Lebih jauh, Prof. Mokoginta menuding adanya keterlibatan pihak berpengaruh di balik layar. “Salah satu tersangka, inisial S.M.—Stella Mokoginta, istri pengusaha besar di balik PT Hasrat Abadi—diduga punya tangan panjang yang bisa ‘membeli’ keadilan. Sertifikat palsu itu diterbitkan hanya dalam lima hari kerja, hasil kolusi antara oknum BPN dan terlapor. Ini bukan kebetulan; ini sistematis.” PT Hasrat Abadi, perusahaan yang dikenal luas di sektor transportasi dan pertanian di wilayah timur Indonesia, kini menjadi sorotan karena dugaan keterkaitannya dengan jaringan ini.
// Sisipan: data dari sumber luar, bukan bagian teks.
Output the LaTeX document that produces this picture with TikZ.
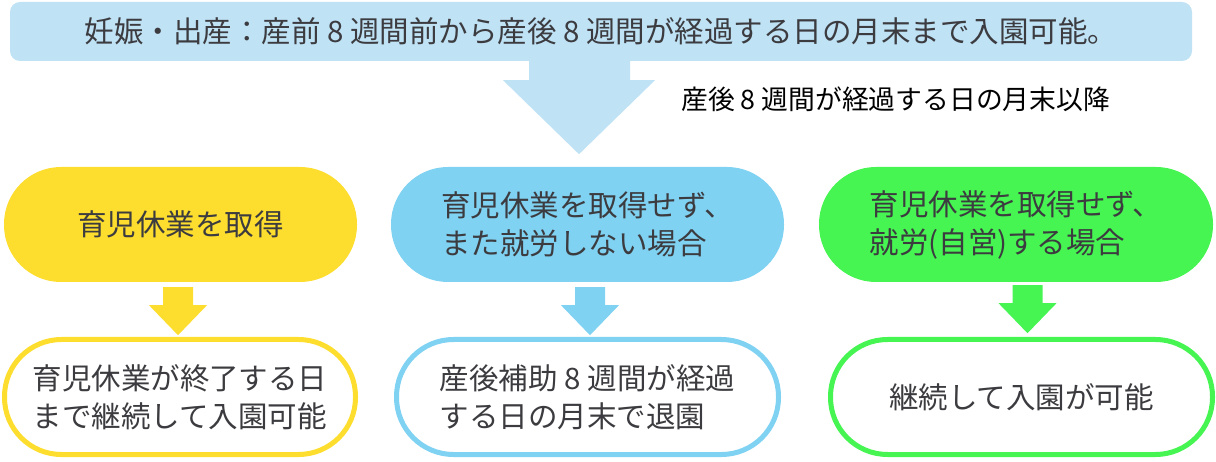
\documentclass[tikz,border=0pt]{standalone}
\usepackage{fontspec}
\setmainfont{Noto Sans CJK JP}
\usetikzlibrary{positioning,calc}
\definecolor{skyband}{RGB}{191,226,245}
\definecolor{yelbox}{RGB}{253,221,46}
\definecolor{bluebox}{RGB}{128,210,242}
\definecolor{greenbox}{RGB}{70,245,82}
\definecolor{inkgray}{RGB}{60,60,64}

% block arrow pointing down from a top-centre point
\newcommand{\downblock}[2]{%
  \fill[#2] #1 ++(-15,0) -- ++(30,0) -- ++(0,18) -- ++(14,0) -- ++(-29,30)
    -- ++(-29,-30) -- ++(14,0) -- cycle;}

\begin{document}
\begin{tikzpicture}[x=1pt, y=-1pt]
    \tikzset{
        pill/.style={rounded corners=57pt, minimum height=115pt, align=left,
            text=inkgray, font=\fontsize{29.5}{38}\selectfont, inner sep=0pt},
        result/.style={pill, line width=5pt, fill=white}
    }
    \useasboundingbox (0,0) rectangle (1216,462);

    % Top band
    \node[fill=skyband, rounded corners=10pt, minimum width=1182pt, minimum height=59pt,
        text=inkgray, font=\fontsize{29.5}{36}\selectfont] (band) at (601,31.5)
        {妊娠・出産：産前 8 週間前から産後 8 週間が経過する日の月末まで入園可能。};

    % Big arrow
    \fill[skyband] ($(band.south)+(-72,0)$) -- ++(101,0) -- ++(0,19) -- ++(25,0)
        -- ++(-76,74) -- ++(-76,-74) -- ++(26,0) -- cycle;
    \node[anchor=west, inner sep=0pt, font=\fontsize{26.8}{32}\selectfont] (after) at (681,99)
        {産後 8 週間が経過する日の月末以降};

    % Cases
    \node[pill, fill=yelbox, minimum width=353pt] (leave) at (180.5,224.5) {育児休業を取得};
    \node[pill, fill=bluebox, minimum width=393pt] (home) at (587.5,224.5)
        {育児休業を取得せず、\\また就労しない場合};
    \node[pill, fill=greenbox, minimum width=394pt] (work) at (1016,224.5)
        {育児休業を取得せず、\\就労(自営)する場合};

    % Results
    \node[result, draw=yelbox, minimum width=351pt] (leaveres) at (180,397)
        {育児休業が終了する日\\まで継続して入園可能};
    \node[result, draw=bluebox, minimum width=382pt] (homeres) at (587.5,397)
        {産後補助 8 週間が経過\\する日の月末で退園};
    \node[result, draw=greenbox, minimum width=382pt] (workres) at (1021.5,397)
        {継続して入園が可能};

    % Arrows
    \downblock{($(leave.south)+(-2.5,5)$)}{yelbox}
    \downblock{($(home.south)+(2.5,5)$)}{bluebox}
    \downblock{($(work.south)+(11.5,3)$)}{greenbox}
\end{tikzpicture}
\end{document}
Meski belum ada tanggapan resmi dari pihak perusahaan, tuduhan ini menambah lapisan kompleksitas pada kasus yang telah menyeret delapan tahun perjuangan pengadilan.
Di sela pertemuan itu, hadir juga Jhony Rondonuwu, Ketua Umum Pagar Emas Nusantara (PEN), organisasi masyarakat yang dikenal vokal dalam isu-isu keadilan sosial. Dengan nada tegas, Rondonuwu mengecam apa yang ia sebut sebagai “keadilan yang sangat sadis” di negeri ini. “Apakah keadilan bisa dibeli? Prof. Ing telah mengabdikan hidupnya untuk negara, tapi kini ia diperlakukan seperti ini. Sembilan tersangka, termasuk oknum BPN dan elite pengusaha, berkeliaran bebas. Ada apa sebenarnya? Apakah karena ada orang penting seperti S.M. yang terlibat, sehingga proses hukum mandek?” serunya, seolah mewakili suara rakyat yang muak dengan inkonsistensi penegak hukum.
Rondonuwu bukanlah pendatang baru dalam advokasi semacam ini. Sebagai pemimpin PEN, ia telah lama mengawal isu korupsi agraria, dan hari ini ia menjadikan kasus Prof. Mokoginta sebagai panggung untuk menyoroti kegagalan sistemik. “Hukum terus dipermainkan. Oknum seperti Maikel Waas, yang seharusnya dilepas jabatannya, malah dihadiahi posisi baru. Ini bukan keadilan; ini penghianatan terhadap rakyat,” tambahnya, sambil menyerukan agar Presiden RI Prabowo Subianto turun tangan langsung.
Kembali ke Prof. Mokoginta, permohonannya kepada Presiden terdengar seperti seruan darurat dari seorang yang telah kehilangan segalanya. “Bapak Presiden Prabowo Subianto, saya mohon Bapak melihat apa yang terjadi pada saya. Delapan tahun saya mengemis, dari pengadilan ke polisi, dari Polda Sulut ke Mabes Polri. Jangan biarkan rakyat terus menderita, diinjak-injak oleh oknum yang mengatasnamakan institusi kepolisian dan birokrasi. Ini bukan hanya kasus saya; ini soal martabat bangsa.” Air matanya menetes saat menyebutkan bagaimana tanah warisan itu bukan hanya aset, tapi simbol perjuangan hidupnya sebagai ilmuwan yang pernah berkontribusi bagi ketahanan pangan nasional.
Kasus ini menggema lebih luas dari sekadar satu individu. Di tengah maraknya mafia tanah yang merampas aset pemerintah dan rakyat jelata, perjuangan Prof. Mokoginta menjadi metafora bagi ketidakpastian hukum agraria di Indonesia. Mahasiswa, ormas adat seperti Brigade Nusa Utara Indonesia (BNUI), dan kelompok masyarakat sipil telah berulang kali menggelar aksi solidaritas, menuntut intervensi dari tingkat tertinggi. Namun, delapan tahun berlalu, dan tanah itu tetap di tangan yang salah.
Apakah jeritan ini akan didengar? Atau akankah Prof. Mokoginta terus menjadi “pengemis keadilan” di negeri yang katanya berdaulat hukum? Saat matahari terbenam di ufuk Jakarta, pertanyaan itu menggantung, menunggu jawaban dari mereka yang berwenang. Seperti kata Rondonuwu, “Keadilan bukan barang dagangan. Ia adalah hak setiap warga negara, termasuk seorang profesor yang telah memberi segalanya untuk bangsa ini.”